Hidden Discount #1: Telematics and Usage-Based Insurance Programs
One of the most valuable yet frequently overlooked car insurance discounts for low-mileage drivers and safe operators is the telematics or usage-based insurance (UBI) program. Nearly every major insurer now offers a version of this — names vary by carrier, such as Snapshot by Progressive, DriveWise by Allstate, or Drive Safe & Save by State Farm — but the core concept is identical.
You allow the insurer to monitor your driving behavior through a smartphone app or a plug-in device, and in exchange, safe driving habits translate directly into premium reductions. Discounts typically range from 10% to 40% depending on the program and your driving profile. Factors monitored include hard braking, rapid acceleration, nighttime driving, and total miles driven.
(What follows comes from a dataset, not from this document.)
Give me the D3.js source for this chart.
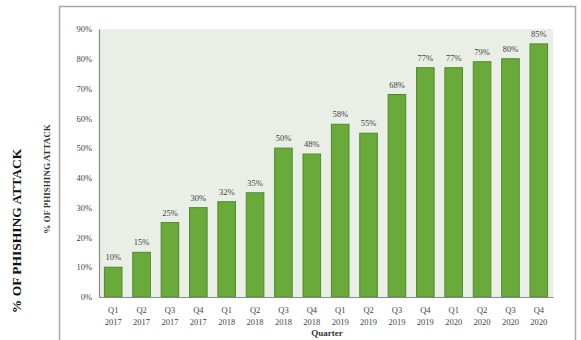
<!DOCTYPE html>
<html>
<head>
<meta charset="utf-8">
<script src="https://cdn.jsdelivr.net/npm/d3@7"></script>
<style>
  html, body { margin: 0; padding: 0; background: #fff; }
  svg { display: block; }
</style>
</head>
<body>
<svg id="chart" width="581" height="340"></svg>
<script>
// Share of phishing attacks per quarter
const quarters = ["Q1", "Q2", "Q3", "Q4", "Q1", "Q2", "Q3", "Q4", "Q1", "Q2", "Q3", "Q4", "Q1", "Q2", "Q3", "Q4"];
const years = ["2017", "2017", "2017", "2017", "2018", "2018", "2018", "2018", "2019", "2019", "2019", "2019", "2020", "2020", "2020", "2020"];
const values = [10, 15, 25, 30, 32, 35, 50, 48, 58, 55, 68, 77, 77, 79, 80, 85];
const yTicks = [0, 10, 20, 30, 40, 50, 60, 70, 80, 90];

const keys = quarters.map((q, i) => q + " " + years[i]);

const svg = d3.select("#chart");
const serif = "'Liberation Serif', 'DejaVu Serif', serif";

const plot = { left: 99, right: 553, top: 29, bottom: 297 };

const x = d3.scaleBand().domain(keys).range([plot.left, plot.right]).paddingInner(0.38).paddingOuter(0.19);
const y = d3.scaleLinear().domain([0, 90]).range([plot.bottom, plot.top]);

// outer frame
svg.append("rect")
  .attr("x", 59.5).attr("y", 6.5).attr("width", 516).attr("height", 345)
  .attr("fill", "#fff").attr("stroke", "#a9a9a9").attr("stroke-width", 1.5);

// plot background
svg.append("rect")
  .attr("x", plot.left).attr("y", plot.top)
  .attr("width", plot.right - plot.left).attr("height", plot.bottom - plot.top)
  .attr("fill", "#e9eee6");

// bars
svg.append("g").selectAll("rect").data(values).join("rect")
  .attr("x", (d, i) => x(keys[i]))
  .attr("y", d => y(d))
  .attr("width", x.bandwidth())
  .attr("height", d => y(0) - y(d))
  .attr("fill", "#6aaa3a")
  .attr("stroke", "#4e8a2c")
  .attr("stroke-width", 1);

// value labels
svg.append("g").selectAll("text").data(values).join("text")
  .attr("x", (d, i) => x(keys[i]) + x.bandwidth() / 2)
  .attr("y", d => y(d) - 7)
  .attr("text-anchor", "middle")
  .attr("font-family", serif)
  .attr("font-size", 8.5)
  .attr("fill", "#444")
  .text(d => d + "%");

// y axis
const yAxis = svg.append("g")
  .attr("transform", `translate(${plot.left},0)`)
  .call(d3.axisLeft(y).tickValues(yTicks).tickSize(0).tickPadding(7).tickFormat(d => d + "%"));
yAxis.select(".domain").attr("stroke", "#8a8a8a").attr("stroke-width", 1.2);
yAxis.selectAll("text").attr("font-family", serif).attr("font-size", 8.5).attr("fill", "#444");

// x axis
const xAxis = svg.append("g")
  .attr("transform", `translate(0,${plot.bottom})`)
  .call(d3.axisBottom(x).tickSize(0).tickFormat(() => ""));
xAxis.select(".domain").attr("stroke", "#8a8a8a").attr("stroke-width", 1.2);
xAxis.selectAll(".tick").each(function(d, i) {
  const t = d3.select(this).append("text")
    .attr("text-anchor", "middle")
    .attr("font-family", serif)
    .attr("font-size", 8.5)
    .attr("fill", "#444");
  t.append("tspan").attr("x", 0).attr("y", 16).text(quarters[i]);
  t.append("tspan").attr("x", 0).attr("y", 28).text(years[i]);
});

// x axis title
svg.append("text")
  .attr("x", (plot.left + plot.right) / 2 + 1)
  .attr("y", 336)
  .attr("text-anchor", "middle")
  .attr("font-family", serif)
  .attr("font-weight", "bold")
  .attr("font-size", 9)
  .attr("fill", "#333")
  .text("Quarter");

// inner y axis title
svg.append("text")
  .attr("transform", "translate(50,179) rotate(-90)")
  .attr("text-anchor", "middle")
  .attr("font-family", serif)
  .attr("font-weight", "bold")
  .attr("font-size", 9)
  .attr("fill", "#333")
  .text("% OF PHISHING ATTACK");

// outer y axis title
svg.append("text")
  .attr("transform", "translate(21,231) rotate(-90)")
  .attr("text-anchor", "middle")
  .attr("font-family", serif)
  .attr("font-weight", "bold")
  .attr("font-size", 13.5)
  .attr("fill", "#111")
  .text("% OF PHISHING ATTACK");
</script>
</body>
</html>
For remote workers, retirees, or anyone who works from home and drives infrequently, telematics programs can be transformative. If you drive significantly fewer miles than the national average of around 13,500 per year, a usage-based program almost certainly has money waiting for you. The Federal Highway Administration tracks national mileage data that can help you benchmark your own driving against typical insurer assumptions baked into standard premiums.
Hidden Discount #2: The Distant Student Discount
Parents paying for car insurance on a policy that includes a college-age child often absorb a painful premium surge. What many don't realize is that if the student attends school more than a specified distance from home — typically 100 miles or more — and does not have a vehicle at school, most insurers will offer a distant student discount that can reduce the student-related portion of the premium by 15% to 30%.
The logic is straightforward: a student who lives on campus 200 miles away and doesn't bring a car is statistically driving that vehicle far less, representing genuinely reduced risk. Yet this discount is routinely missed because parents either assume the insurer will apply it automatically or don't realize it exists at all.
If your household has a college student, call your insurer today, confirm the distance threshold, and ask specifically whether this discount has been applied to your current policy.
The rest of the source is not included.